水は生命にとって大切なもの。
異なる言葉の国でも、水だけはつながっている。だから俺は、訪れたどの国に行っても、海や川を撮影した。
Y時型の杖のようなもので、水の底を探って水脈(船の路)を見つける職人のことを『水見』と呼ばれる。その杖は、俺に撮ってはカメラだった。
よく、写真が好きなんでしょうと言われたけど、べつにそうじゃなかった。目の前に映る世界に興味があったから写真をはじめただけだったのだ。
旅をするのに、カメラという杖が必要だった。
カメラは自己と世界(他者)の接点でしかなかった。
どこかで視線を変えなければ、その旅は終わらなかった。
そのとき、目に飛び込んできたのがカモメだった。
リチャード・バックの『かもめのジョナサン』という小説がある。
多くのカモメは、飛ぶという行為を簡単に考えていて、それ以上のことをあえて学ぼうとはしない。

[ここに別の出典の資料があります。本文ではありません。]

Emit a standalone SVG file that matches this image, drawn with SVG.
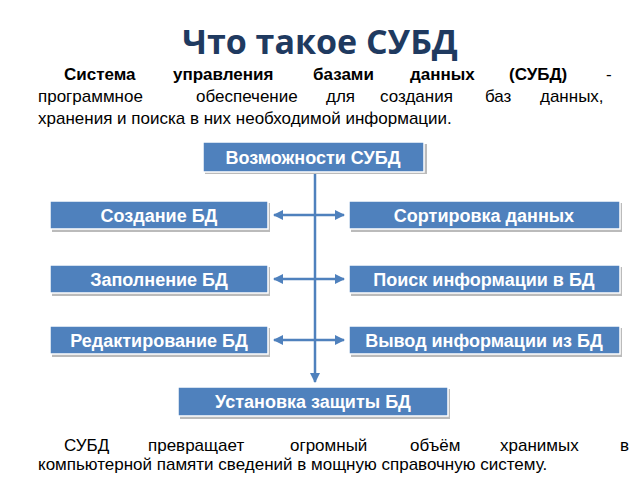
<svg xmlns="http://www.w3.org/2000/svg" width="640" height="480" viewBox="0 0 640 480">
<style>
.b{fill:#4F81BD;stroke:#fff;stroke-width:1.5}
.s{fill:#bbb}
.t{font-family:"Liberation Sans",Arial,sans-serif;font-weight:bold;font-size:18px;fill:#fff;text-anchor:middle}
.p{font-family:"Liberation Sans",Arial,sans-serif;font-size:17px;fill:#000}
.c{stroke:#4F81BD;stroke-width:2.5;fill:none}
</style>
<defs><marker id="a" viewBox="0 0 10 10" refX="9" refY="5" markerWidth="4" markerHeight="4" orient="auto-start-reverse"><path d="M0,0L10,5L0,10z" fill="#4F81BD"/></marker></defs>
<rect width="640" height="480" fill="#fff"/>
<text x="320" y="54" text-anchor="middle" font-family="'Open Sans','Liberation Sans',sans-serif" font-weight="bold" font-size="34" fill="#1F3A60">Что такое СУБД</text>
<text class="p" y="80" font-weight="bold"><tspan x="64">Система</tspan><tspan x="173">управления</tspan><tspan x="313">базами</tspan><tspan x="410">данных</tspan><tspan x="509">(СУБД)</tspan><tspan x="606" font-weight="normal">-</tspan></text>
<text class="p" y="102"><tspan x="38">программное</tspan><tspan x="196">обеспечение</tspan><tspan x="326">для</tspan><tspan x="380">создания</tspan><tspan x="485">баз</tspan><tspan x="540">данных,</tspan></text>
<text class="p" x="38" y="124">хранения и поиска в них необходимой информации.</text>
<g id="connectors">
<path class="c" d="M315,172V382" marker-end="url(#a)"/>
<path class="c" d="M274,215H344" marker-start="url(#a)" marker-end="url(#a)"/>
<path class="c" d="M274,279H344" marker-start="url(#a)" marker-end="url(#a)"/>
<path class="c" d="M274,340H344" marker-start="url(#a)" marker-end="url(#a)"/>
</g>
<g id="n0"><rect class="s" x="205" y="144" width="222" height="30"/><rect class="b" x="203" y="142" width="221" height="30"/><text class="t" x="313" y="164">Возможности СУБД</text></g>
<g id="n1"><rect class="s" x="52" y="203" width="218" height="29"/><rect class="b" x="50" y="201" width="218" height="28"/><text class="t" x="159" y="222">Создание БД</text></g>
<g id="n2"><rect class="s" x="351" y="203" width="271" height="29"/><rect class="b" x="349" y="201" width="271" height="28"/><text class="t" x="484" y="222">Сортировка данных</text></g>
<g id="n3"><rect class="s" x="52" y="267" width="218" height="29"/><rect class="b" x="50" y="265" width="218" height="28"/><text class="t" x="159" y="286">Заполнение БД</text></g>
<g id="n4"><rect class="s" x="351" y="267" width="271" height="29"/><rect class="b" x="349" y="265" width="271" height="28"/><text class="t" x="484" y="286">Поиск информации в БД</text></g>
<g id="n5"><rect class="s" x="52" y="328" width="218" height="29"/><rect class="b" x="50" y="326" width="218" height="28"/><text class="t" x="159" y="347">Редактирование БД</text></g>
<g id="n6"><rect class="s" x="351" y="328" width="271" height="29"/><rect class="b" x="349" y="326" width="271" height="28"/><text class="t" x="484" y="347">Вывод информации из БД</text></g>
<g id="n7"><rect class="s" x="180" y="389" width="270" height="30"/><rect class="b" x="178" y="387" width="270" height="29"/><text class="t" x="313" y="408">Установка защиты БД</text></g>
<text class="p" y="451"><tspan x="64">СУБД</tspan><tspan x="148">превращает</tspan><tspan x="290">огромный</tspan><tspan x="410">объём</tspan><tspan x="500">хранимых</tspan><tspan x="620">в</tspan></text>
<text class="p" x="38" y="470">компьютерной памяти сведений в мощную справочную систему.</text>
</svg>
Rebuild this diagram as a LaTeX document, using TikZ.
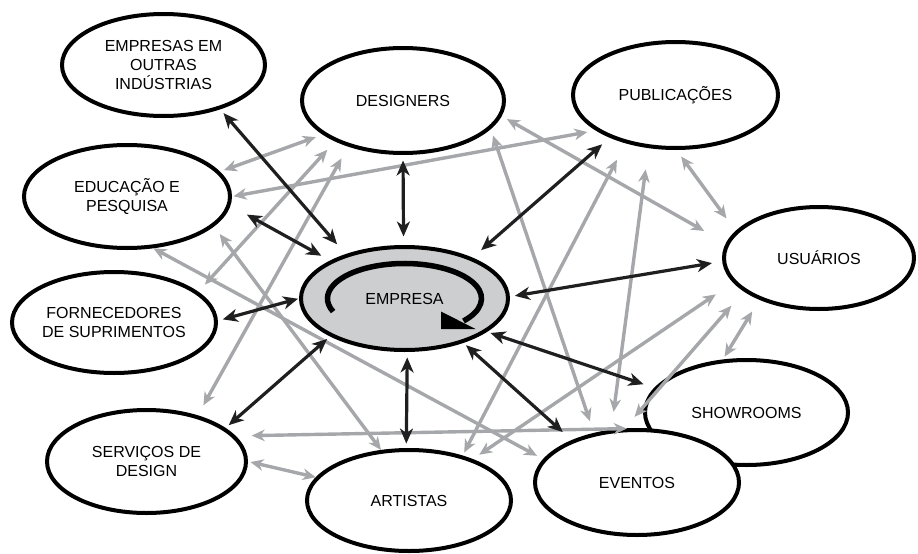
\documentclass[tikz,border=0pt]{standalone}
\usepackage{fontspec}
\setmainfont{Liberation Sans}
\usetikzlibrary{shapes.geometric,arrows.meta,calc}

\definecolor{linkgray}{RGB}{165,167,170}
\definecolor{hubfill}{RGB}{205,206,208}

\begin{document}
\begin{tikzpicture}[x=1pt,y=-1pt,
  bubble/.style={ellipse, draw=black, line width=4pt, fill=white,
    inner sep=0pt, align=center, font=\fontsize{16}{19}\selectfont,
    minimum width=204pt, minimum height=104pt},
  blk/.style={draw=black!88, line width=3.2pt, <->,
    >={Stealth[length=15pt,width=13pt,inset=4.5pt]}},
  gry/.style={draw=linkgray, line width=3.4pt, <->,
    >={Stealth[length=13pt,width=11.5pt,inset=4pt]}},
]
\useasboundingbox (0,0) rectangle (918,554);

% actors around the company
\node[bubble, minimum width=203pt, minimum height=102pt] (ext)  at (163.5,65)   {EMPRESAS EM\\OUTRAS\\INDÚSTRIAS};
\node[bubble, minimum width=202pt, minimum height=105pt] (des)  at (403,100.5)  {DESIGNERS};
\node[bubble, minimum width=205pt, minimum height=106pt] (pub)  at (675.5,95)   {PUBLICAÇÕES};
\node[bubble, minimum width=206pt, minimum height=103pt] (edu)  at (127,196.5)  {EDUCAÇÃO E\\PESQUISA};
\node[bubble, minimum width=190pt, minimum height=102pt] (usu)  at (819,258)    {USUÁRIOS};
\node[bubble, minimum width=204pt, minimum height=101pt] (forn) at (114,322.5)  {FORNECEDORES\\DE SUPRIMENTOS};
\node[bubble, minimum width=199pt, minimum height=103pt] (serv) at (146.5,461.5){SERVIÇOS DE\\DESIGN};
\node[bubble, minimum width=204pt, minimum height=101pt] (art)  at (409,500.5)  {ARTISTAS};
\node[bubble, minimum width=203pt, minimum height=105pt] (show) at (746.5,412.5){SHOWROOMS};
\node[bubble, minimum width=204pt, minimum height=105pt] (eve)  at (637,482.5)  {EVENTOS};

% the company at the centre, with its turning arrow
\node[bubble, fill=hubfill, minimum width=207pt, minimum height=103pt] (emp) at (404.5,298.5) {EMPRESA};
\draw[line width=5.5pt] ($(emp.center)+(202:77pt and 35pt)$)
  arc[start angle=202, end angle=-40, x radius=77pt, y radius=35pt];
\fill ($(emp.center)+(36.5pt,-13pt)$) -- ($(emp.center)+(36.5pt,-30.5pt)$)
  -- ($(emp.center)+(71pt,-30.5pt)$) -- cycle;

% links between the actors
\draw[gry, shorten <=4.3pt, shorten >=7.3pt]  (edu.15.4)    -- (des.-157.5);
\draw[gry, shorten <=1.5pt, shorten >=8.5pt]  (edu.-0.3)    -- (pub.-156.5);
\draw[gry, shorten <=11.3pt, shorten >=9.7pt] (des.-149.2)  -- (forn.20.2);
\draw[gry, shorten <=13.4pt, shorten >=11.5pt](des.-140)    -- (serv.42);
\draw[gry, shorten <=0pt, shorten >=6.9pt]    (edu.-63.7)   -- (eve.166.4);
\draw[gry, shorten <=9.4pt, shorten >=0pt]    (edu.-19.4)   -- (art.119.9);
\draw[gry, shorten <=6pt, shorten >=24.9pt]   (des.-9.5)    -- (usu.171.3);
\draw[gry, shorten <=8pt, shorten >=15.5pt]   (pub.-89.5)   -- (usu.162.6);
\draw[gry, shorten <=6.9pt, shorten >=12.3pt] (des.-18.5)   -- (eve.131.1);
\draw[gry, shorten <=18.5pt, shorten >=3.4pt] (pub.-136.6)  -- (art.40.9);
\draw[gry, shorten <=21.4pt, shorten >=18pt]  (pub.-117.8)  -- (eve.116.4);
\draw[gry, shorten <=20.9pt, shorten >=7.7pt] (usu.-164.8)  -- (art.33.2);
\draw[gry, shorten <=19pt, shorten >=15.3pt]  (usu.-156.9)  -- (eve.103.1);
\draw[gry, shorten <=13.6pt, shorten >=3.3pt] (usu.-145.8)  -- (show.114.7);
\draw[gry, shorten <=16pt, shorten >=20.6pt]  (serv.16.6)   -- (show.-171.7);
\draw[gry, shorten <=2.5pt, shorten >=0pt]    (serv.-0.3)   -- (art.166.5);

% links with the company
\draw[blk, shorten <=5pt, shorten >=13pt]     (ext.-38)     -- (emp.143.5);
\draw[blk, shorten <=18.7pt, shorten >=10pt]  (edu.-5.4)    -- (emp.153.8);
\draw[blk, shorten <=5.5pt, shorten >=8.5pt]  (des.-90)     -- (emp.91);
\draw[blk, shorten <=10pt, shorten >=11.4pt]  (pub.213.5)   -- (emp.31);
\draw[blk, shorten <=10.4pt, shorten >=5pt]   (usu.182.7)   -- (emp.1.8);
\draw[blk, shorten <=5pt, shorten >=1pt]      (forn.1.3)    -- (emp.180.8);
\draw[blk, shorten <=4.2pt, shorten >=3.9pt]  (serv.23.6)   -- (emp.207);
\draw[blk, shorten <=5.5pt, shorten >=4.5pt]  (emp.-87)     -- (art.93);
\draw[blk, shorten <=3.6pt, shorten >=11.3pt] (emp.-22)     -- (show.165.1);
\draw[blk, shorten <=3.5pt, shorten >=12pt]   (emp.-37.5)   -- (eve.147.3);
\end{tikzpicture}
\end{document}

どうやって餌のあるところまでたどりつき、次にどうやって自分のアジトまでもどってくるか、それさえ判れば充分なわけだ。要するに、すべてのカモメにとって、重要なのは飛ぶことではなく、食べることだ。
だけど、この主人公の風変わりなカモメにとって、重要なのは食べることよりも飛ぶことそれ自体だという。
『おかあさん。ぼくは自分が空でなにができるかを知りたいだけなんだ。ただそれだけのことさ』。
俺はそんなカモメと自分を重ね合わせた感覚をおぼえた。
そのとき、
水底をなぞっていた杖が離れた。